Dass Honda auch anders kann als mit dem gerade in Los Angeles gezeigten neuen Brennstoffzellenauto die Welt zu retten, zeigt der optisch ziemlich krawallige Prototyp des für 2015 erwarteten neuen Honda Civic Type-R. Mit bis zu 320 PS auf der Vorderachse sollen Golf GTI &Co. in Angst und Schrecken versetzt werden. Honda erwägt sogar, die freiwillige Selbstbeschränkung von 250 km/h (ohne Not) ignorieren – und würde damit sicher kein wegweisendes Zeichen setzen. Von Thomas Imhof
„Mindestens” 280 PS werden es schon sein, die der aufgeladene Direkteinspritzer aus seinen zwei Litern Volumen hole, versprach Manabu Nishimae, Präsident von Honda Motor Europe, bereits auf einer PK im Rahmen der Frankfurter IAA. Bei einem für nach Tokio eingeladene Journalisten abgehaltenen Fahrtermin auf dem Honda-Testgelände Tochigi ließ Civic-R-Projektleiter Suihiro Hasshi nun sogar mögliche Werte von 300 bis 320 PS anklingen, bei einem Drehmoment von 400 Nm. Dagegen würde ein Golf GTI (220-230 PS, 350 Nm) fast schon handzahm wirken.
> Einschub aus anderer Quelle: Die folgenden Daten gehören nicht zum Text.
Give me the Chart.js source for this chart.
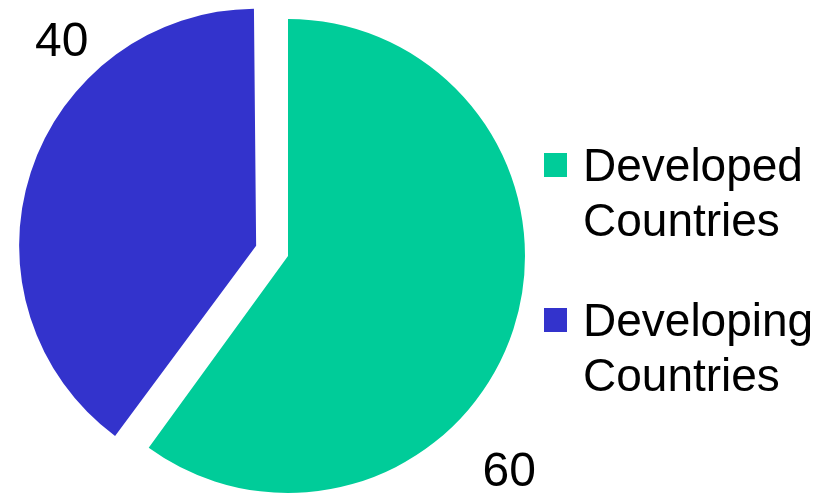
<!DOCTYPE html>
<html>
<head>
<meta charset="utf-8">
<script src="https://cdn.jsdelivr.net/npm/chart.js@4/dist/chart.umd.min.js"></script>
<style>
  html, body { margin: 0; padding: 0; background: #fff; }
  canvas { display: block; }
</style>
</head>
<body>
<canvas id="pie" width="836" height="494"></canvas>
<script>
// share of the total, by group
const categories = ['Developed Countries', 'Developing Countries']
const shares = [60, 40]
const sliceColors = ['#00CC99', '#3333CC']

// how far (px) each slice is pulled out from the centre
const explode = [0, 33.5]
// where each value label sits: fraction along the slice's arc, gap past the rim
const labelAlong = [0.62, 0.70]
const labelGap = [70, 47]

const pieRadius = 237
const fontFamily = '"Liberation Sans", Arial, sans-serif'

// chart.js moves an offset arc by offset/4 but also grows its radius,
// so shrink the radius back to keep every slice the same size
const explodeFix = {
  id: 'explodeFix',
  beforeDatasetsDraw(chart) {
    let meta = chart.getDatasetMeta(0)
    meta.data.forEach((arc, i) => {
      if (!explode[i]) return
      let fix = 1 - Math.sin(Math.min(Math.PI, arc.circumference))
      arc.outerRadius = pieRadius - explode[i] * fix
    })
  }
}

// value labels outside the rim
const valueLabels = {
  id: 'valueLabels',
  afterDatasetsDraw(chart) {
    let ctx = chart.ctx
    let meta = chart.getDatasetMeta(0)
    let size = 48
    ctx.save()
    ctx.font = size + 'px ' + fontFamily
    ctx.fillStyle = '#000'
    ctx.textAlign = 'center'
    ctx.textBaseline = 'alphabetic'
    meta.data.forEach((arc, i) => {
      let half = (arc.startAngle + arc.endAngle) / 2
      let cx = arc.x + Math.cos(half) * explode[i]
      let cy = arc.y + Math.sin(half) * explode[i]
      let a = arc.startAngle + (arc.endAngle - arc.startAngle) * labelAlong[i]
      let r = pieRadius + labelGap[i]
      ctx.fillText(String(shares[i]), cx + Math.cos(a) * r, cy + Math.sin(a) * r + size * 0.358)
    })
    ctx.restore()
  }
}

// legend on the right, names wrapped onto two lines
const sideLegend = {
  id: 'sideLegend',
  afterDraw(chart) {
    let ctx = chart.ctx
    let x = 544, top = 153, step = 155, lineH = 55
    ctx.save()
    ctx.font = '46px ' + fontFamily
    ctx.textBaseline = 'alphabetic'
    ctx.textAlign = 'left'
    categories.forEach((name, i) => {
      let y = top + i * step
      ctx.fillStyle = sliceColors[i]
      ctx.fillRect(x, y, 23, 24)
      ctx.fillStyle = '#000'
      name.split(' ').forEach((word, j) => {
        ctx.fillText(word, x + 39, y + 28 + j * lineH)
      })
    })
    ctx.restore()
  }
}

new Chart(document.getElementById('pie'), {
  type: 'pie',
  data: {
    labels: categories,
    datasets: [{
      data: shares,
      backgroundColor: sliceColors,
      borderWidth: 0,
      offset: explode.map(e => e * 4)
    }]
  },
  options: {
    responsive: false,
    animation: false,
    events: [],
    radius: pieRadius,
    layout: { padding: { left: 0, right: 260, top: 18, bottom: 0 } },
    plugins: {
      legend: { display: false },
      tooltip: { enabled: false }
    }
  },
  plugins: [explodeFix, valueLabels, sideLegend]
})
</script>
</body>
</html>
Mit diesem Kraftpaket will Honda schon möglichst bald am Nürburgring die schnellste Zeit eines serienmäßigen Modells mit Frontantrieb brechen. Mit Honda-Werksfahrer Gabriele Tarquini am Voland hat man bereits eine Woche auf dem Eifel-Kurs zugebracht und sich dabei schon nah an die bislang noch gültige Rekordzeit von 8:07 Minuten herangetastet.
Zeit, die Bestmarke zu knacken, hat Honda noch genug – schließlich sind es noch rund zwei Jahre bis zum Serien-Roll-out. Doch der Auftrag von oben sei klar definiert, betonte Hasshi gegenüber den deutschen Journos: „Die 8-Minuten-Marke muss fallen!“
Golf GTI, Opel Astra OPC und Ford Focus ST droht also ernstzunehmende Konkurrenz, zumal die Japaner darüber nachdenken, die freiwillige Selbstbeschränkung von 250 km/h zu ignorieren. Ob der Civic Tpe-R aber nun bis 260 oder gar 280 km/h freiauslaufen darf, das ließ Hasshi-san noch offen.
Zuzutrauen ist dem Samurai-Kompakten jedenfalls einiges. Schon der große Heckspoiler und auch sonst üppiges Flügelwerk verfehlen ebenso wenig ihre Wirkung wie Karosserieteile aus Aluminium zur Gewichtsreduzierung. Ein neuer Turbolader soll jegliches Turboloch schon im Ansatz stopfen, eine Schaltanzeige im Cockpit lässt mit grünen und roten LEDs Rennsportfeeling aufkommen. Warum die Japaner einer Rekordzeit auf der Nürburgring-Nordschleife, dazu noch mit einem Profi-Rennfahrer am Steuer, jedoch eine so überragende Bedeutung einräumen, bleibt allerdings zweifelhaft. Und ob man sich mit einem einseitigen Bruch der bislang stillschweigend von allen Konkurrenten respektierten 250-km/h-Schallgrenze imagemäßig einen Gefallen tut, sollten die Honda-Oberen auch noch mal überlegen. Aber wie gesagt: Zeit haben sie ja noch genug.